Over time, as the cameleers passed on or returned to their countries of origin, the mosque became unused and decrepit, until the post-World War II wave of migration to Australia. Muslims arriving mostly from Bosnia and Herzegovina in the then Yugoslavia, and the newly independent Indonesia boosted the congregation.

In 1950, Ahmed Skaka, who had trained as an imam in Sarajevo and enlisted in the Yugoslav Army before being imprisoned by the Nazis in Bosnia, migrated to Australia. After moving to Adelaide from Melbourne, he and a fellow Muslim from Romania obtained work at Clipsal. (Note: This Ahmed Skaka should not be confused with the Croatian Imam who was in the Croatian Army during the second world war and looked exactly the same as the one in question. This Ahmed Skaka is a completely different one.)

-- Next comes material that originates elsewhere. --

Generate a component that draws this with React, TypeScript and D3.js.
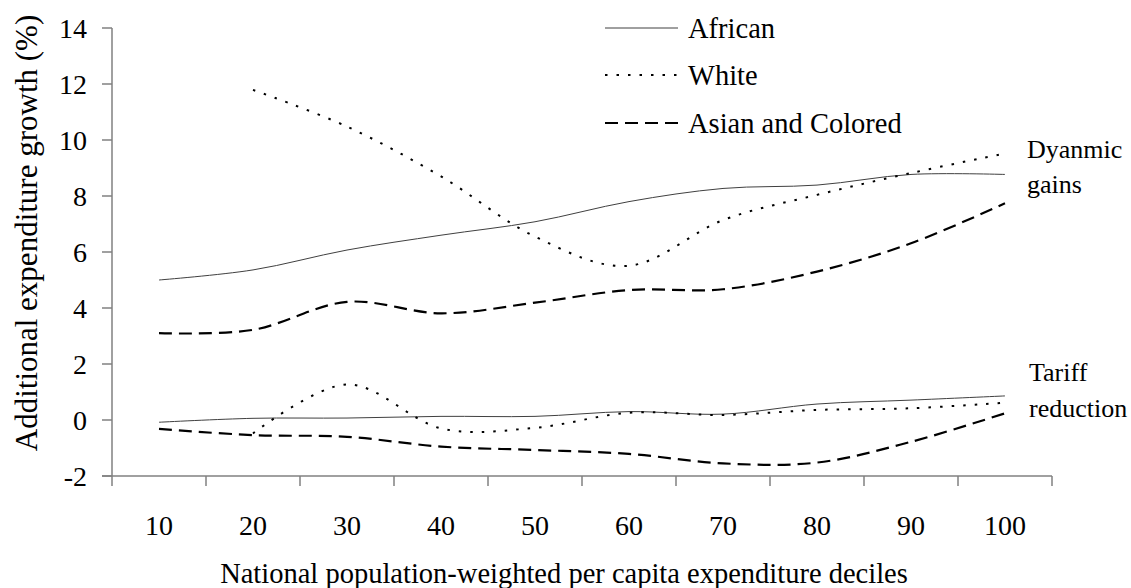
import React from "react";
import * as d3 from "d3";

const deciles = ["10", "20", "30", "40", "50", "60", "70", "80", "90", "100"];
const yTicks = [-2, 0, 2, 4, 6, 8, 10, 12, 14];

const africanDynamic = [5.0, 5.36, 6.07, 6.6, 7.08, 7.8, 8.27, 8.39, 8.77, 8.77];
const whiteDynamic = [null, 11.79, 10.48, 8.7, 6.55, 5.51, 7.14, 8.04, 8.82, 9.52];
const asianDynamic = [3.1, 3.22, 4.22, 3.81, 4.19, 4.64, 4.67, 5.3, 6.31, 7.74];

const africanTariff = [-0.08, 0.06, 0.07, 0.13, 0.13, 0.3, 0.21, 0.57, 0.71, 0.86];
const whiteTariff = [null, -0.48, 1.27, -0.3, -0.28, 0.26, 0.18, 0.36, 0.42, 0.62];
const asianTariff = [-0.32, -0.54, -0.6, -0.95, -1.07, -1.21, -1.55, -1.52, -0.78, 0.24];

const seriesNames = ["African", "White", "Asian and Colored"];

const W = 1131;
const H = 588;
const left = 112;
const right = 1052;
const top = 28;
const bottom = 476;
const FONT = '"Liberation Serif", "Times New Roman", Tinos, "DejaVu Serif", serif';

const styles = [
  { stroke: "#404040", width: 1, dash: "none" },
  { stroke: "#000", width: 2, dash: "2.5 9" },
  { stroke: "#000", width: 2.2, dash: "13 7" },
];

const T = (props: any) => {
  const { size, children, ...rest } = props;
  return (
    <text {...rest} fill="#000" style={{ fontFamily: FONT, fontSize: size + "px" }}>
      {children}
    </text>
  );
};

export default function App() {
  const x = d3.scaleBand<string>().domain(deciles).range([left, right]);
  const y = d3.scaleLinear().domain([-2, 14]).range([bottom, top]);
  const cx = (i: number) => (x(deciles[i]) as number) + x.bandwidth() / 2;

  const line = d3
    .line<number | null>()
    .defined((d) => d !== null)
    .x((_, i) => cx(i))
    .y((d) => y(d as number))
    .curve(d3.curveCardinal.tension(0));

  const groups = [
    [africanDynamic, whiteDynamic, asianDynamic],
    [africanTariff, whiteTariff, asianTariff],
  ];

  const legendY = [28, 75, 123];

  return (
    <svg
      width={W}
      height={H}
      style={{ position: "absolute", left: 0, top: 0, background: "#fff" }}
    >
      <rect width={W} height={H} fill="#fff" />
      {/* axes */}
      <line x1={left} x2={left} y1={top} y2={bottom} stroke="#808080" strokeWidth={1.5} />
      <line x1={left - 10} x2={right} y1={bottom} y2={bottom} stroke="#808080" strokeWidth={1.5} />
      {yTicks.map((t) => (
        <g key={t}>
          <line x1={left - 10} x2={left} y1={y(t)} y2={y(t)} stroke="#808080" strokeWidth={1.5} />
          <T x={left - 25} y={y(t)} dy="0.35em" textAnchor="end" size={28}>
            {t}
          </T>
        </g>
      ))}
      {d3.range(deciles.length + 1).map((i) => {
        const xx = left + i * x.step();
        return <line key={i} x1={xx} x2={xx} y1={bottom} y2={bottom + 10} stroke="#808080" strokeWidth={1.5} />;
      })}
      {deciles.map((d, i) => (
        <T key={d} x={cx(i)} y={535} textAnchor="middle" size={28}>
          {d}
        </T>
      ))}
      <T x={564} y={583} textAnchor="middle" size={28.5}>
        National population-weighted per capita expenditure deciles
      </T>
      <T transform={`translate(37, 233) rotate(-90)`} textAnchor="middle" size={31}>
        Additional expenditure growth (%)
      </T>

      {/* lines */}
      {groups.map((g, gi) =>
        g.map((s, si) => (
          <path
            key={`${gi}-${si}`}
            d={line(s) || ""}
            fill="none"
            stroke={styles[si].stroke}
            strokeWidth={styles[si].width}
            strokeDasharray={styles[si].dash}
          />
        ))
      )}

      {/* legend */}
      {seriesNames.map((n, i) => (
        <g key={n}>
          <line
            x1={605}
            x2={678}
            y1={legendY[i]}
            y2={legendY[i]}
            stroke={styles[i].stroke}
            strokeWidth={styles[i].width}
            strokeDasharray={styles[i].dash}
          />
          <T x={688} y={legendY[i] + 10} size={28.5}>
            {n}
          </T>
        </g>
      ))}

      {/* annotations */}
      <T x={1027} y={158} size={26}>Dyanmic</T>
      <T x={1027} y={193} size={26}>gains</T>
      <T x={1029} y={381} size={26}>Tariff</T>
      <T x={1029} y={417} size={26}>reduction</T>
    </svg>
  );
}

They were alerted to the existence of the mosque upon hearing of the death of Gool Mahomet, who had donated money to construction of the mosque, been Mullah there since 1940, and stayed there on frequent visits to Adelaide. The pair set out to find the mosque and found that the congregation consisted of only two or three aged Afghans. Skaka then became Imam at the mosque. In 1951, only seven people attended the Eid prayer. All of the old Afghans continued to wear national dress, including the old caretaker, Iset Khan, who lived at the back of the mosque and refused to use electric lighting. In 1952, a small number of "ancient, turbaned men", aged from 87 to 117, were reported to be still living at the Adelaide mosque. The new migrants cared for the old people and set about restoring the mosque after their death.

Since then, the Adelaide Mosque has become a place of prayer for Muslim migrants from Bosnia, Lebanon, India, Pakistan, Indonesia, Malaysia and other countries, as well as Australian-born Muslims and converts.

==Names==
The mosque used to be referred to as the Afghan Chapel, and the current website refers to itself as Adelaide City Mosque or Adelaide Central Mosque.

==In popular culture==
The 2026 play Logan St, written and directed by Jacob Boehme and staged by the State Theatre Company of South Australia, features the 1940s friendship between Gool Mahomet, played by Ali Ammouchi, and Aboriginal woman Dulcie Sansbury, played by Alexis West.